Nov 23, 2016 | Sean Cullen
My heart beat faster, my palms began to sweat and my mind was racing with the possibilities.
Across from me sat someone I had grown to love and respect, and he was inviting me, as a young university student, to participate in something that would change the world. He was casting a vision for what the world could look like if a generation of young people stood up for Jesus, lived out and shared his message of love and hope.
He was inviting me to be part of a movement.
The hope that my life could be spent on accomplishing something so much bigger than myself captured my heart and continues to be one of my greatest passions. Even now, my heart is filled with joy as I look back on the last sixteen years of ministry. Faces flash across my memory. I consider how many students I have had the chance to sit with and invite to be part of a Jesus movement that is changing the world.
I believe we all long to be a part of something bigger than ourselves.
We are most alive when giving ourselves to something that brings hope-filled change to the world. We all long to be part of a movement that renews the world and brings hope for the future.
But I’m changing how I use the word “movement”.
After much thought and reading and prayer, I’m convinced that how we are in the habit of using the word “movement” when referring to Power to Change – Students actually robs it of what makes it truly captivating.
Now I’m not saying I don’t want to be part of a movement. And I’m not saying that we should make movement a swear word and never use it. The word “movement” is most helpful when describing a picture of the future. It’s compelling. It’s a coming together of many people from many organizations and places who have a shared vision of the future. More than anything I want to be part of a movement of young people who give their lives to Jesus and commit to being involved in his mission.
Give the word “movement” its rightful place
The word “movement” belongs on the same word shelf as “kingdom” and “revival”.
We intuitively understand “movement” to mean a groundswell of people who work together to bring about change. But in Canada, within P2C-Students, we have developed a culture of referring to our ministry as “the movement.” This creates confusion among us, with potential partners, and with people who aren’t directly involved with our ministry. It’s confusing when our internal use of the word differs from its common meaning. This requires re-education and a lot of work.
It would be easier for us to build on the common understanding of the word, easier to invite young people to be part of a movement of God in this generation, if we could align ourselves with the understanding of “movement” that they already have. No re-education required, just a vision for a hope-filled future.
Value the work of ministry that creates the movement
“I observe that we have developed an attitude that ministry is lesser than movement, rather than its foundation.” – Sean Cullen
We value movement.
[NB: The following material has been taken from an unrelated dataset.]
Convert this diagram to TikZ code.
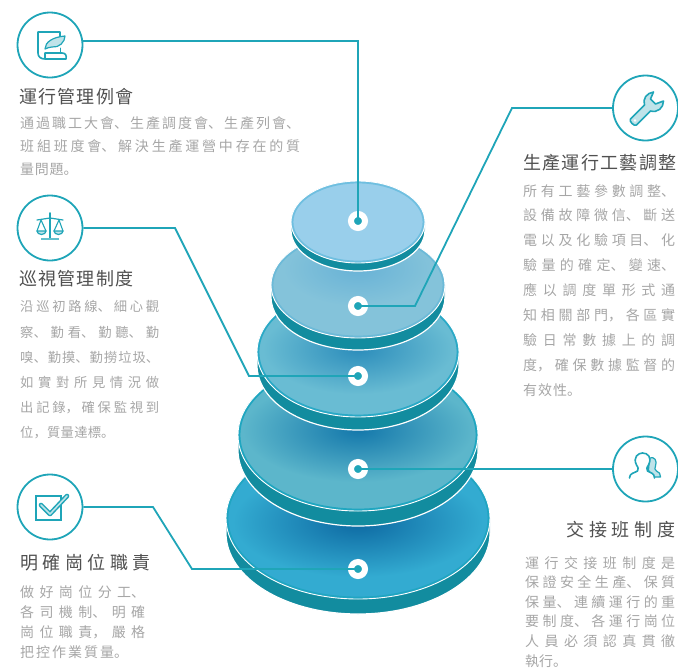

We long for movement, in fact. But in longing for movement we can overlook the value of its building blocks: the ministry of evangelism and discipleship. It’s through ministry that Jesus changes lives. And it’s through ministry that God’s Spirit creates movement.
In the early 2000’s, it became popular within P2C-Students to use the language “from ministry to movement”. A helpful model was introduced that gave us the ability to keep a vision for movement in constant view. However, the unintentional consequence was this: I observe that we have developed an attitude that ministry is lesser than movement, rather than its foundation.
We need to recapture the value of ministry at all stages of growth instead of simply valuing the end goal. Jesus created movement through the work of ministry. The work of ministry is of great value.
Take a posture of humility
When we refer to “the movement”, we can unintentionally breed a sense of institutional arrogance. I have talked to enough people who are not part of P2C to know that we are often perceived as a little bit arrogant. This troubles me greatly, because it doesn’t line up with the humility I so often experience in the individuals on our staff team. So where does it come from?
One of the contributors to this organizational arrogance is our practice of referring to ourselves as a movement. We aren’t a movement by ourselves, but we are certainly part of one. We’re involved in something much bigger than ourselves – both as individuals and as an organization.
Any movement recorded in the annals of history involves multiple organizations and much partnership. Perceived arrogance makes organizational partnership hard, even impossible. This in turn makes building a movement with others very difficult. Therefore, in a very ironic way, overusing the word movement becomes counterproductive.
Cast a bigger vision
“The movement we long to be a part of is a movement of God’s Spirit amongst young people that reverberates across every segment of society and in every nation of the world. We won’t do that alone. And we won’t do that without sending equipped young people beyond us.” – Sean Cullen
When we’re in the habit of calling P2C-Students a movement, we risk setting students up to become stalled in their ministry when they graduate. (There’s that confusion again.) As students, they were part of “the movement”, but now they are not? So can they still change the world as alumni? Of course! In fact, that is when our vision gets extra exciting.
Our intentional use of the word “movement” enables us to cast a bigger vision for the graduating student. We long for the day when no student graduates without engaging with the life-changing message of Jesus. As students encounter Jesus, they are changed by him. And as they are equipped to live out and share his message of love, they will bring change that honours him in every segment of society.
The movement we long to be a part of is a movement of God’s Spirit amongst young people that reverberates across every segment of society and in every nation of the world. We won’t do that alone. And we won’t do that without sending equipped young people beyond us.
My heart still beats faster, my mind still races with the possibilities as I think about and give myself to that grand dream. How about you?